熱帯の花で、日本の家庭栽培で咲くのはまれです。咲かなくても問題ありません。
ペディランサスは、5月~6月頃が植え替え(植え付け)の適期ですが、初秋までならいつでも植え替え可能です。9月下旬以降に入手(贈物など)したときはそのまま育て、暖かくなってから鉢増しなどの植え替え作業をしましょう。冬には落葉しますが、室内で安定した気温を保てば一年中常緑が楽しめることもあります。
ペディランサスは熱帯原産で寒さに弱いため、鉢植えで育てます。日本では屋外での冬越しは難しく、庭植えには向いていません。
ペディランサスは、一年を通して日当たりのよい場所に置きます。光が不足すると、幹が間延びすることがあります。春~秋は、屋外に置いても大丈夫ですが、気温が7℃を下回る前に、室内に入れるようにしてください。室内でも、冬には葉が落ちて幹だけになりがちですが、できるだけ光の届く場所に置いたほうが、生育がよいです。
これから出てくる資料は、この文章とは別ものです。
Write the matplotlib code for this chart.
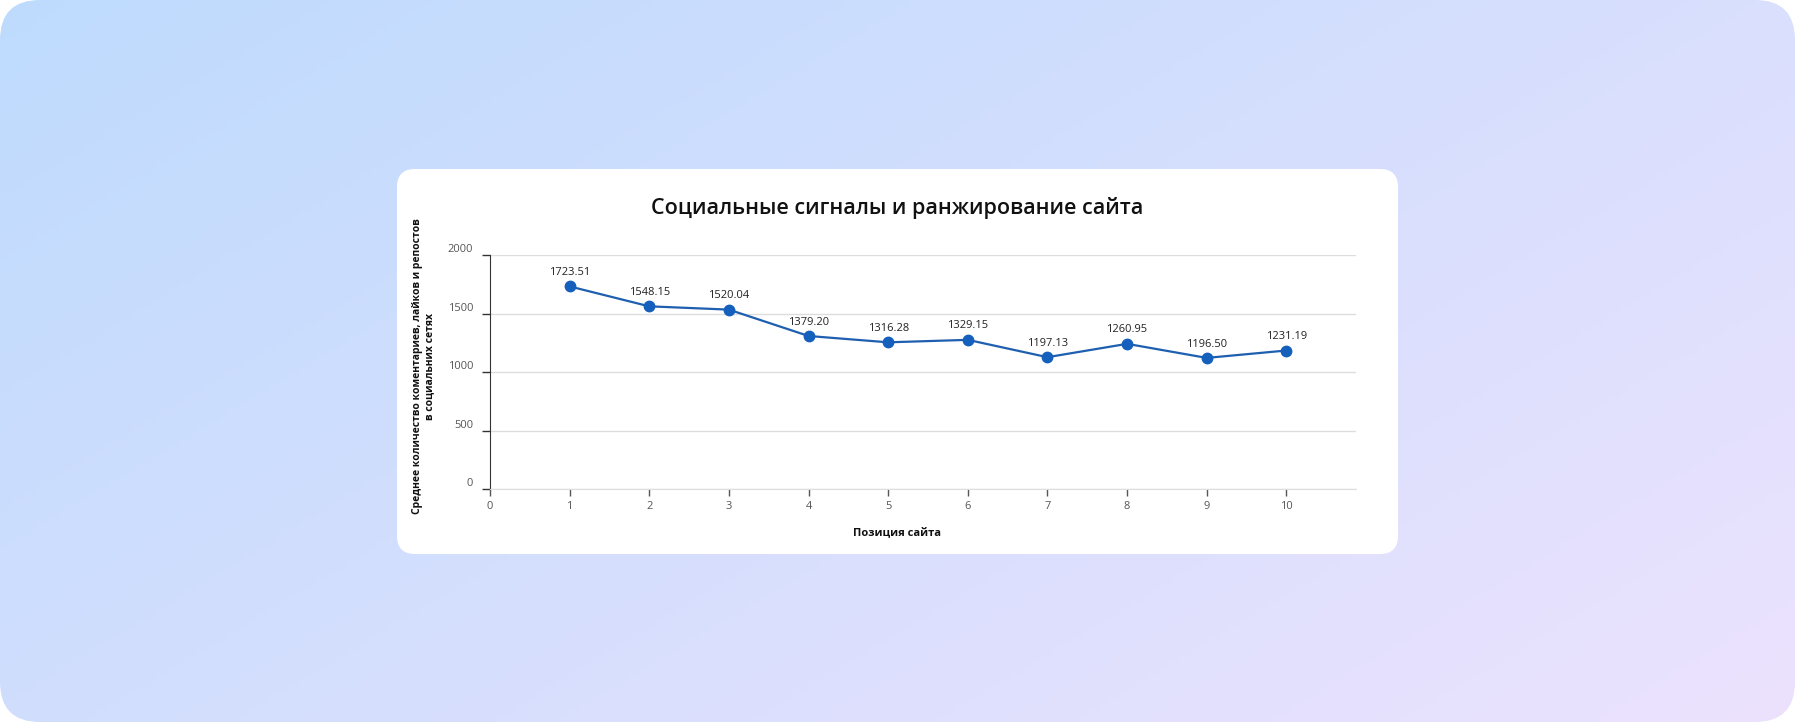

根腐れを防ぐ水はけのよい土に植えましょう。赤玉土、腐葉土、川砂(またはパーライト)を4:3:3程度の割合で混ぜ合わせた土を使ってください。または市販の観葉植物用培養土を使用してもかまいません。
春~秋は、土の表面が乾ききったら、水やりしてください。多肉系ですがサボテンほど乾燥した状態は好まず、水切れすると葉が落ちることがあります。夏は、水やりとは別にときおり霧吹きで葉に水を吹きかけましょう。害虫予防にもなります。冬は、土の表面が乾いて2~3日経ってから水を与えます。
4月~10月の生育期に、2カ月に1回を目安に観葉植物用の肥料または化成肥料を置き肥します。冬は肥料を与えないでください。
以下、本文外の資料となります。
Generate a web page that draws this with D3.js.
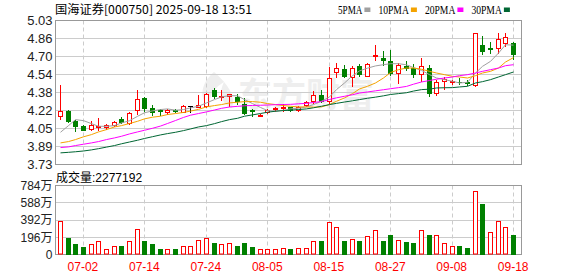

夏に乾燥すると、ハダニが発生することがあります。幹や葉に(裏も)霧吹きで水を吹きかけて、予防しましょう。大量に発生してしまったときは、薬剤を散布します。
生育にダメージを与えるほどの病気はとくにありませんが、たまにすす病を発症することがあります。見た目が悪くなるので、薬剤などで対処しましょう。
寒くなると生育が悪くなって、葉が枯れます。通常は紅葉してから枯れ落ちますが、色づかないまま落葉することもあります。どちらも問題ありません。室内で育てていれば、春先に新芽が出てきます。
寒さ以外で葉が弱るのは、日照不足で生育が悪いか、乾燥させ過ぎが考えられます。あるいは、水を与えすぎて、根腐れを起こしかけている可能性もあります。日照不足なら、日当たりのよい場所におくと元気になるでしょう。乾燥させ過ぎていたら、水を適切に与えれば回復します。水やりの頻度を確認してください。根腐れの場合は、植え替えます。
根腐れしていたら鉢から出し、黒くなった根を切り取って植え替えましょう。植え替え前に元気そうな枝を切り取って、挿し木で新しい株を作っておくと安心です。
ペディランサスは、ポット苗や鉢植えが流通しています。ポット苗は、幹のしっかりしている苗を選びましょう。鉢植えは、廉価なプラスチック鉢とギフト用などの陶器の鉢植えがあり、陶器製の鉢植えは値段が高くなります。
長く植えていると鉢の中で根が回り、根詰まり状態になってきます。1~2年に1回は植え替えてください。鉢底石を敷いて、水はけをよくします。伸びすぎていたら、植え替え前に剪定をして樹形を整えましょう。
幹が伸びすぎたり、途中の葉がなくなったりして間延びした状態になったときは剪定しましょう。切り口の下方から新しい芽が出てきます。切り取った枝で挿し木をすれば、株を増やすこともできます。
耐暑性があり、夏越し対策はとくに必要ありません。
外に置いてある鉢植えは、冬になる前に室内に移動させてください。10℃以上を保てて、日差しの届く場所に置きます。冬の間は、やや乾燥気味に水やりし、肥料は与えません。
ペディランサスの増やし方は、挿し木が比較的簡単です。5cmほどの枝を切り取って挿し穂にし、下方の葉を落とします。切り口から白い樹液が出るので、拭き取って乾かしてから土に挿します。土は川砂か小粒の赤玉土、または挿し木用土を使ってください。樹液はかぶれることがあるので、手袋などをして直に触れないよう気をつけましょう。
小さな株は、レカトンなどを使ったハイドロカルチャーもできます。